Exercise directions ▸
Begin with the first line of the material and write out each line exactly, ending with the line that contains "import plotly.graph_objects as go". Pictures are not part of the copy.
┌──
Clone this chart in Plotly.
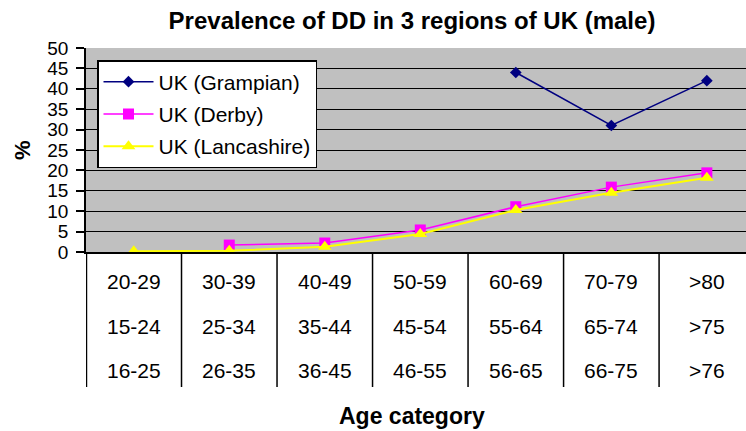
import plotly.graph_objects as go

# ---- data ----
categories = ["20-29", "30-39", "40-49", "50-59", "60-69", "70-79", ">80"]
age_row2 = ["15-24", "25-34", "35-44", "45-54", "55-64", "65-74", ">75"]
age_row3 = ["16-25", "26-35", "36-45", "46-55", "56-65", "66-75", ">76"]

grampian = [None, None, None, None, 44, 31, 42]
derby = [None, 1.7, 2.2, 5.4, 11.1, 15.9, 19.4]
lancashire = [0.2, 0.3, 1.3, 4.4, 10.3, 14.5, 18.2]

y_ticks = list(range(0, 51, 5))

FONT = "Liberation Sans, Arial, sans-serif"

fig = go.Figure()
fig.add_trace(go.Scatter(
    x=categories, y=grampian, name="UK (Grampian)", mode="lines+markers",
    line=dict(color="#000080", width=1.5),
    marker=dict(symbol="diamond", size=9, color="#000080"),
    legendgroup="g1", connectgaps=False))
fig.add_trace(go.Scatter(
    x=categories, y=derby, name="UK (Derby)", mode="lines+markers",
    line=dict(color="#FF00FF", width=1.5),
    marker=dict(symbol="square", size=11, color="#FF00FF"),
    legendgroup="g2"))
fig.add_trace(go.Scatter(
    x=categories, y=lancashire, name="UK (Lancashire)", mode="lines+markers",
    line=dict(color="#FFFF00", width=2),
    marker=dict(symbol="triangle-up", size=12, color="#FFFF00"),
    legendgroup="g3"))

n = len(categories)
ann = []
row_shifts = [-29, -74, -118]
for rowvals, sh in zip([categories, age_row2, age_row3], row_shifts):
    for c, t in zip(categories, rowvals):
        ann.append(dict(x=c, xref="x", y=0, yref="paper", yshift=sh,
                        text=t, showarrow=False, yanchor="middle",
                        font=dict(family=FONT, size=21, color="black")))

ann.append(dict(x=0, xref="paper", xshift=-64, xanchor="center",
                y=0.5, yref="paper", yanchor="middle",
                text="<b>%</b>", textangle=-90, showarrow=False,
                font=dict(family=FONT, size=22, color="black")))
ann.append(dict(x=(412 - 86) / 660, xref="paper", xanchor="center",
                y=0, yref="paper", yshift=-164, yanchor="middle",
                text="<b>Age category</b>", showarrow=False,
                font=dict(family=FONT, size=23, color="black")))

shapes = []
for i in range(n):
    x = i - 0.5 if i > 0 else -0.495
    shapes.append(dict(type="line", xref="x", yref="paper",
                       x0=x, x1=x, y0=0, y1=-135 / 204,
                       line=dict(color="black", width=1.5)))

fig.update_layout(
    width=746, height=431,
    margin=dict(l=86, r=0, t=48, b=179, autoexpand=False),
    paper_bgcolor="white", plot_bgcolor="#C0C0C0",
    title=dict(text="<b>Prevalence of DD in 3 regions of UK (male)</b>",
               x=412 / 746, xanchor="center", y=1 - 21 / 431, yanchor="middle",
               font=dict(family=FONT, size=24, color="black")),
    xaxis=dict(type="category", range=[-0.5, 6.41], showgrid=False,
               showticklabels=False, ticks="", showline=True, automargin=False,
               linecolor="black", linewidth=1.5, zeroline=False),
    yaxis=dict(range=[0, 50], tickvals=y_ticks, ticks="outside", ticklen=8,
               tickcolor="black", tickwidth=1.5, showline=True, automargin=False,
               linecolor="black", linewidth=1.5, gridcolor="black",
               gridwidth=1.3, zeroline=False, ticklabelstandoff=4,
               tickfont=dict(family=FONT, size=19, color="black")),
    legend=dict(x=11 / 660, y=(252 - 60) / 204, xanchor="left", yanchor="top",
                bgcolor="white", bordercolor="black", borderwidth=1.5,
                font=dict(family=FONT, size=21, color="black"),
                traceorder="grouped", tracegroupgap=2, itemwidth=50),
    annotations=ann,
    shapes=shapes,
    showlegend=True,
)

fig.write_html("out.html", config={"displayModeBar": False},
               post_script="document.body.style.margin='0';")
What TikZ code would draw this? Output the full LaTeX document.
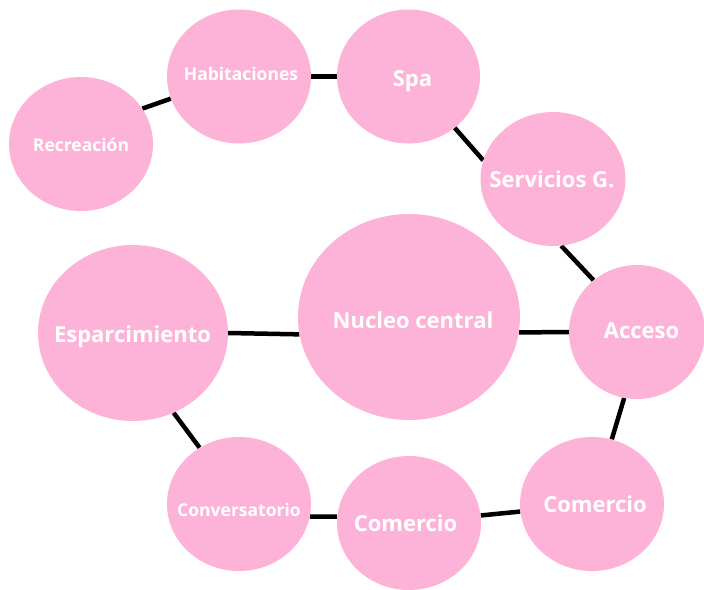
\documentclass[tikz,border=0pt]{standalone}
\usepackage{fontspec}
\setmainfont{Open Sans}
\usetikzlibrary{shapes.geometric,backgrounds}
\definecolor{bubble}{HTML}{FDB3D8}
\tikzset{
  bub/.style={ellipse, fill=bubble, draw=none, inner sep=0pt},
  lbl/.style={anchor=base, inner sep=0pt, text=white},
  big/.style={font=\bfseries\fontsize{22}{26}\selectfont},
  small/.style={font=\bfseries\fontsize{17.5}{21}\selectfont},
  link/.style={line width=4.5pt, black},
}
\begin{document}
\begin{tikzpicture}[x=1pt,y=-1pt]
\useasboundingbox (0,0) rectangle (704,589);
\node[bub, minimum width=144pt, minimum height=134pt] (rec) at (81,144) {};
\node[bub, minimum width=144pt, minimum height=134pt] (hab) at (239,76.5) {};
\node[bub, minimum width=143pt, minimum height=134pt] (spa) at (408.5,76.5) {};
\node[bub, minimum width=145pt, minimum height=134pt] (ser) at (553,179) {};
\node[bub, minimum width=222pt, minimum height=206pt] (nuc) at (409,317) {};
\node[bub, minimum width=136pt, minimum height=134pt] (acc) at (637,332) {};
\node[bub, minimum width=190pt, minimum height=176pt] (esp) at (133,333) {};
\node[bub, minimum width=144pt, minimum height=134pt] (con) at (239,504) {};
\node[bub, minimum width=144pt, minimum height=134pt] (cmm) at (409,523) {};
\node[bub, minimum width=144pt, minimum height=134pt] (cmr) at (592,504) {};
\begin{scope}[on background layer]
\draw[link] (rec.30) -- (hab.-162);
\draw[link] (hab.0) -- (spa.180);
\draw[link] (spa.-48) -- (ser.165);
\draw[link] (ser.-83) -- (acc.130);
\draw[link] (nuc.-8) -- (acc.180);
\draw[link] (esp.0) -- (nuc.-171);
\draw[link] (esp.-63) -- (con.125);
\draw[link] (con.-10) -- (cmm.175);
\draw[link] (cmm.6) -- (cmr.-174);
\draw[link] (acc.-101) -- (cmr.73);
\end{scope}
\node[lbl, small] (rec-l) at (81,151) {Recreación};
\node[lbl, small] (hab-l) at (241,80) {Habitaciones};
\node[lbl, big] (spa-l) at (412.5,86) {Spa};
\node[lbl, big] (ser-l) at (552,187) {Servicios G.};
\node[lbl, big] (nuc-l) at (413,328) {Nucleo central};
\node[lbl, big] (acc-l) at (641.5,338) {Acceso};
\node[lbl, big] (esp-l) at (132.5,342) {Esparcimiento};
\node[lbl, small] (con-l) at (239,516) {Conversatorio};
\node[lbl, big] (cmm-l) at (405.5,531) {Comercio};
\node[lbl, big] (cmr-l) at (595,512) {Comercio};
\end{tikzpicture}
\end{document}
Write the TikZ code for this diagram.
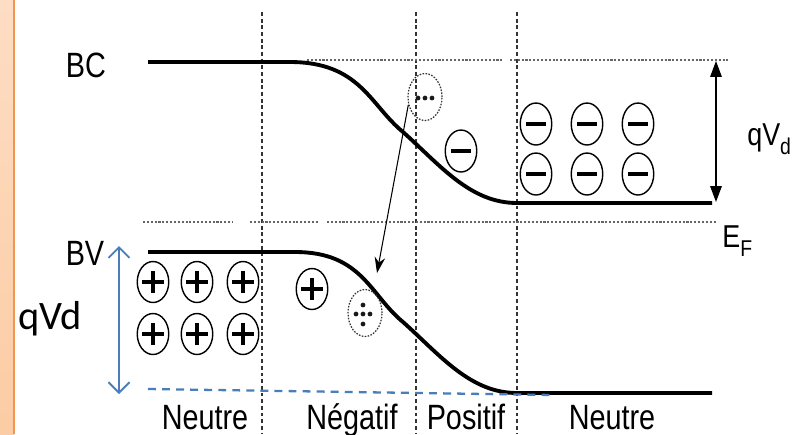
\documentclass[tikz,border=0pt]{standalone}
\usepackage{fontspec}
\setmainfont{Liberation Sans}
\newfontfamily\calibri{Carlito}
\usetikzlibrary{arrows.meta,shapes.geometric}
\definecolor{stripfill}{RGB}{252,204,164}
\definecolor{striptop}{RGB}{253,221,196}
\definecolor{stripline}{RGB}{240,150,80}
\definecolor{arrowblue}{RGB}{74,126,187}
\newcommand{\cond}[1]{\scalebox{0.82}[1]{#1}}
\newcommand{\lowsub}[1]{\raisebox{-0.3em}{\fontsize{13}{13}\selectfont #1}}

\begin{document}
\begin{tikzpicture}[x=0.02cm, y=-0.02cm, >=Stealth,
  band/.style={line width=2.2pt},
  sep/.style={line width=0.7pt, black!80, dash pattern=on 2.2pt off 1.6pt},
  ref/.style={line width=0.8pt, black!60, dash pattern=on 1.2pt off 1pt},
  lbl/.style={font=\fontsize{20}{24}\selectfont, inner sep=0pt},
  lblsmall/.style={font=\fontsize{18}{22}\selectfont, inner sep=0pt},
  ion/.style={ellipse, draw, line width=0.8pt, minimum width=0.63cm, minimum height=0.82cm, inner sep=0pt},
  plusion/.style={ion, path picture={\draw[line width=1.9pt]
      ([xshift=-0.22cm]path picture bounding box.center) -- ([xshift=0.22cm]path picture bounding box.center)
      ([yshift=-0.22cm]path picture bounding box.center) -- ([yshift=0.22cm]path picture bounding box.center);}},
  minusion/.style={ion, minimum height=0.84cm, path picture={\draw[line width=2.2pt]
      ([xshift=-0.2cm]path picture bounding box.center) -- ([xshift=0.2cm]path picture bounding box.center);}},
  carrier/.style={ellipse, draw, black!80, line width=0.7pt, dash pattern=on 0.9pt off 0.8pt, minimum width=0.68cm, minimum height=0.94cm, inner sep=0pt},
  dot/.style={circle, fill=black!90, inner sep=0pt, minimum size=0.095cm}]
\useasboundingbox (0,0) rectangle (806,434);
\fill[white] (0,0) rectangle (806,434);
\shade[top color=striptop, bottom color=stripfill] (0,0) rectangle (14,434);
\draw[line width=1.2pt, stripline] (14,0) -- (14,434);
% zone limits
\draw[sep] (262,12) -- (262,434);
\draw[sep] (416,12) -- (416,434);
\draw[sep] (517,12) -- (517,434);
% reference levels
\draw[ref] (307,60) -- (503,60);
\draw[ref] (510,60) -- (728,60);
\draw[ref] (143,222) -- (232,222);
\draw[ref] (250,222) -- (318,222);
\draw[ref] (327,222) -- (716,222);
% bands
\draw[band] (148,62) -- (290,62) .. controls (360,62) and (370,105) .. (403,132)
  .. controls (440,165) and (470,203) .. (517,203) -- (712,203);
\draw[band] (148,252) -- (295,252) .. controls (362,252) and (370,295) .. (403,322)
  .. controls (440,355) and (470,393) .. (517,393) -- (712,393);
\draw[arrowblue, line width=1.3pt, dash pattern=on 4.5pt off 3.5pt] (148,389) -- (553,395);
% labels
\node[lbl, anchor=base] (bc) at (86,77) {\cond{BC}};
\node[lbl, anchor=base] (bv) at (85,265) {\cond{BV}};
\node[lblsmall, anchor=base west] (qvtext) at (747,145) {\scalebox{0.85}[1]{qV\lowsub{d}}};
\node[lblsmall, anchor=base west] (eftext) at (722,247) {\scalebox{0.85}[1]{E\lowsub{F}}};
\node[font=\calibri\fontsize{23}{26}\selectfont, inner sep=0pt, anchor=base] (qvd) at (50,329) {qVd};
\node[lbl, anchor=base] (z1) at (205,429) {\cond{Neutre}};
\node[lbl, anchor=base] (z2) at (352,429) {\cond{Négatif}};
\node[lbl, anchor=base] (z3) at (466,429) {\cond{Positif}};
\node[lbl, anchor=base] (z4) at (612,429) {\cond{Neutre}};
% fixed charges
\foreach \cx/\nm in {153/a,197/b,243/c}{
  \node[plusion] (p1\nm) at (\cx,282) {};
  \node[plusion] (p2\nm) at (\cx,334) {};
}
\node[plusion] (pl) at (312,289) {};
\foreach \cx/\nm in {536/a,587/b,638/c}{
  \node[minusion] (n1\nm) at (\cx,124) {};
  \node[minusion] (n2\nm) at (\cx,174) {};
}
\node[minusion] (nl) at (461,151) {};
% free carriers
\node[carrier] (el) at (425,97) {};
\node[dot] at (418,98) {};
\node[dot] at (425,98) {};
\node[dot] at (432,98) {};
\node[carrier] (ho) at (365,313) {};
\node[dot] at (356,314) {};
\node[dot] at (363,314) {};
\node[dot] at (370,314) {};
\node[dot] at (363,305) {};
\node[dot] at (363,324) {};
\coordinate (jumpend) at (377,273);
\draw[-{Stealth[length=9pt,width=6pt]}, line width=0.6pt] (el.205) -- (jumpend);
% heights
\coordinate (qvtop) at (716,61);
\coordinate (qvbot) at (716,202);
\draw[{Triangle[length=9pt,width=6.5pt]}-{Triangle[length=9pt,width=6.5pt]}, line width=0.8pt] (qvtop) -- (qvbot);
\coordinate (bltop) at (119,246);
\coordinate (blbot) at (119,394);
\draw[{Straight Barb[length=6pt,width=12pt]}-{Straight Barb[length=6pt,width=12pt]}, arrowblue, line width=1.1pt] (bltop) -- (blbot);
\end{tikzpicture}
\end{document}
└──
Exercise answer ▸
Clone this chart in Plotly.
import plotly.graph_objects as go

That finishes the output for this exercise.